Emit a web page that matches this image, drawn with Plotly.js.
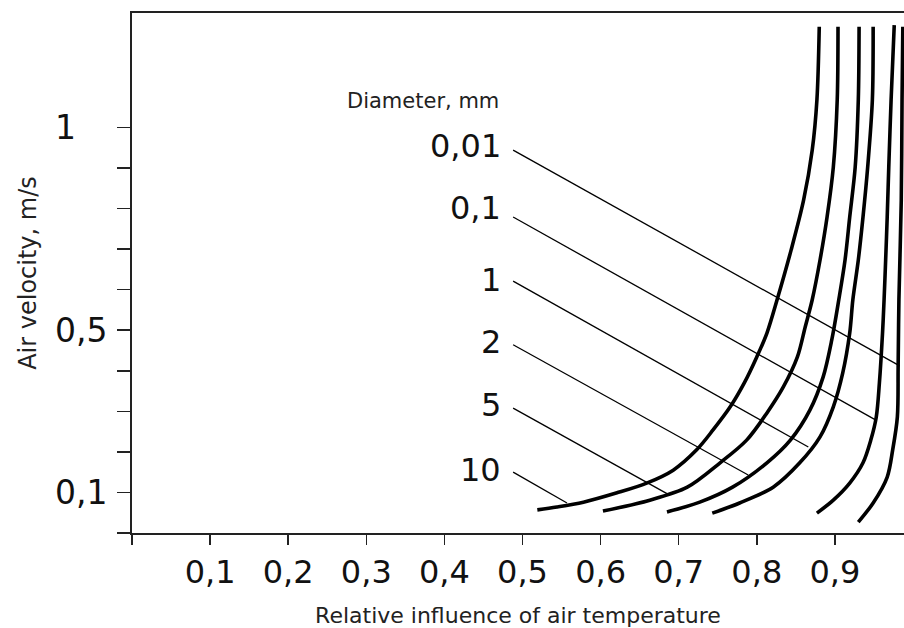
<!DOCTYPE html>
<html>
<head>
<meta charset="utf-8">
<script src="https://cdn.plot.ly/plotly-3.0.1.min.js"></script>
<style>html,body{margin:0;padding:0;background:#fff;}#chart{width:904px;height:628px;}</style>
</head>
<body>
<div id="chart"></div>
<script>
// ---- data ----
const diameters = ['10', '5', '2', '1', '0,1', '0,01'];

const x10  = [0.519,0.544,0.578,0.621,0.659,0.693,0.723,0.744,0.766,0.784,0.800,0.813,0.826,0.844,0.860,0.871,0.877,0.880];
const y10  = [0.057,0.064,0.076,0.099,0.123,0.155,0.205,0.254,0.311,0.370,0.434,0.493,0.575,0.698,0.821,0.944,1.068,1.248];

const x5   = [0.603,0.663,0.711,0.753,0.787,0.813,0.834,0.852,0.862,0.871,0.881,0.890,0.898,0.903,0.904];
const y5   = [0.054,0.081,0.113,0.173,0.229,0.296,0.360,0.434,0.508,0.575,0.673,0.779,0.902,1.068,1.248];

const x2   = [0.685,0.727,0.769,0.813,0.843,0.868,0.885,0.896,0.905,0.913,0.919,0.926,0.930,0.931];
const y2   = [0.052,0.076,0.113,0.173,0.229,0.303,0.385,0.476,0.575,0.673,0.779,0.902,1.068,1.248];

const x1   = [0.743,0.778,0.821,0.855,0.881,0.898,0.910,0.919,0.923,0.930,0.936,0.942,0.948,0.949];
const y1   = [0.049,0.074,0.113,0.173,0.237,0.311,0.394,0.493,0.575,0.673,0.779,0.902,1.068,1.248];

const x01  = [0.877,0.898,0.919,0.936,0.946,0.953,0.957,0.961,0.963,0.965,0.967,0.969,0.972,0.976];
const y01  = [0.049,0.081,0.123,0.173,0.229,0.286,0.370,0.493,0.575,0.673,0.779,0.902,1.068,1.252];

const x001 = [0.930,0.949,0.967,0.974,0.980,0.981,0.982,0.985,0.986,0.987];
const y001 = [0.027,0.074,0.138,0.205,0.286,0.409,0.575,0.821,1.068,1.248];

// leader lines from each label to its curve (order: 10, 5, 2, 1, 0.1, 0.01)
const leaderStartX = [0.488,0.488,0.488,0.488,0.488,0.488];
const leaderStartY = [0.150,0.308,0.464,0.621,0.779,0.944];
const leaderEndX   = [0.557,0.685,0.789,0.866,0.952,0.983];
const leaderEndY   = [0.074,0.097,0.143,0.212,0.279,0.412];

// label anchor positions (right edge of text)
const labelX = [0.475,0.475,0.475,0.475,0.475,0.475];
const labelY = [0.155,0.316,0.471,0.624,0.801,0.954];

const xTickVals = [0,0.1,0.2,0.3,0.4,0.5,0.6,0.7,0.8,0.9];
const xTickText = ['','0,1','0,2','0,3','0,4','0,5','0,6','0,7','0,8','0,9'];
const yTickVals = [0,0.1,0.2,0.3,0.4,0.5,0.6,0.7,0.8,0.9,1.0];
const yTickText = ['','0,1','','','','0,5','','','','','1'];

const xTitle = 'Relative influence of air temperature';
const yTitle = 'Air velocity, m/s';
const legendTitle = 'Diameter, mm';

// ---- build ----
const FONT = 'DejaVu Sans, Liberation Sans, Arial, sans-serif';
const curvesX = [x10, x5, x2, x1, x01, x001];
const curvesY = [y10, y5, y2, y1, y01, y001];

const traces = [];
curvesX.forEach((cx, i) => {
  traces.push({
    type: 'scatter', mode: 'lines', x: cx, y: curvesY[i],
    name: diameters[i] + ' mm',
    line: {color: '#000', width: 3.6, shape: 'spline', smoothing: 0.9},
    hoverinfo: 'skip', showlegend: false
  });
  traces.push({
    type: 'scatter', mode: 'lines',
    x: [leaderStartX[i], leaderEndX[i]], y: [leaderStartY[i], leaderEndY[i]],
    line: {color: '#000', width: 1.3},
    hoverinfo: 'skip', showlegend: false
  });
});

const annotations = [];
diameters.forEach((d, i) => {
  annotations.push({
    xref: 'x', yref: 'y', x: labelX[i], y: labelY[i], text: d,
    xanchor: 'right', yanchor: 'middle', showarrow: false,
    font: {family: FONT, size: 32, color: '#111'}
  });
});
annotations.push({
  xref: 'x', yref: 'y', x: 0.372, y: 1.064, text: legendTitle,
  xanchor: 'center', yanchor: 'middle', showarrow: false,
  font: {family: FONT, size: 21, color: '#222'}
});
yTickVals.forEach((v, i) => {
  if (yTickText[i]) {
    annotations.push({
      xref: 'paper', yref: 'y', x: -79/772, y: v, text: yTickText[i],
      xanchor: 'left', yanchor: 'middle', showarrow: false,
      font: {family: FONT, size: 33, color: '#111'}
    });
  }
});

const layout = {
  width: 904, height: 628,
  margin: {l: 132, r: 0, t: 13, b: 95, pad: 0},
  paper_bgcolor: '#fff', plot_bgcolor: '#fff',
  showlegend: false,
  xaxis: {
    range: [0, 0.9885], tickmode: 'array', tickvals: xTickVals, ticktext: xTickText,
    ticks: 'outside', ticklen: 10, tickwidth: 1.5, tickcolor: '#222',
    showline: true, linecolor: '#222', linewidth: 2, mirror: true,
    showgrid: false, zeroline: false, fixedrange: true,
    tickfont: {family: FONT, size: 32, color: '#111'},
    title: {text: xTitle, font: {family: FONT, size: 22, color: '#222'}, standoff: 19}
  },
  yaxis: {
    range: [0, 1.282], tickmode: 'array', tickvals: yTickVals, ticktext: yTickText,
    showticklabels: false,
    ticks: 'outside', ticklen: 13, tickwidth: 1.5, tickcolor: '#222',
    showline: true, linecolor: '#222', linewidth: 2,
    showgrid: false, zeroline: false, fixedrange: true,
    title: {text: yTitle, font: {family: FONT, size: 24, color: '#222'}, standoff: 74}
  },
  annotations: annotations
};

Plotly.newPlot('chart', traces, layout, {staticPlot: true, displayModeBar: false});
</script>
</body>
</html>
----------------------------------------
• **Goal of the exercise**
Repeat, exactly and in full, each line from the start of the data to the line that contains "const diameters = ['10', '5', '2', '1', '0,1', '0,01'];". Pictures do not go in.

• **Exercise output**
Emit a web page that matches this image, drawn with Plotly.js.
<!DOCTYPE html>
<html>
<head>
<meta charset="utf-8">
<script src="https://cdn.plot.ly/plotly-3.0.1.min.js"></script>
<style>html,body{margin:0;padding:0;background:#fff;}#chart{width:904px;height:628px;}</style>
</head>
<body>
<div id="chart"></div>
<script>
// ---- data ----
const diameters = ['10', '5', '2', '1', '0,1', '0,01'];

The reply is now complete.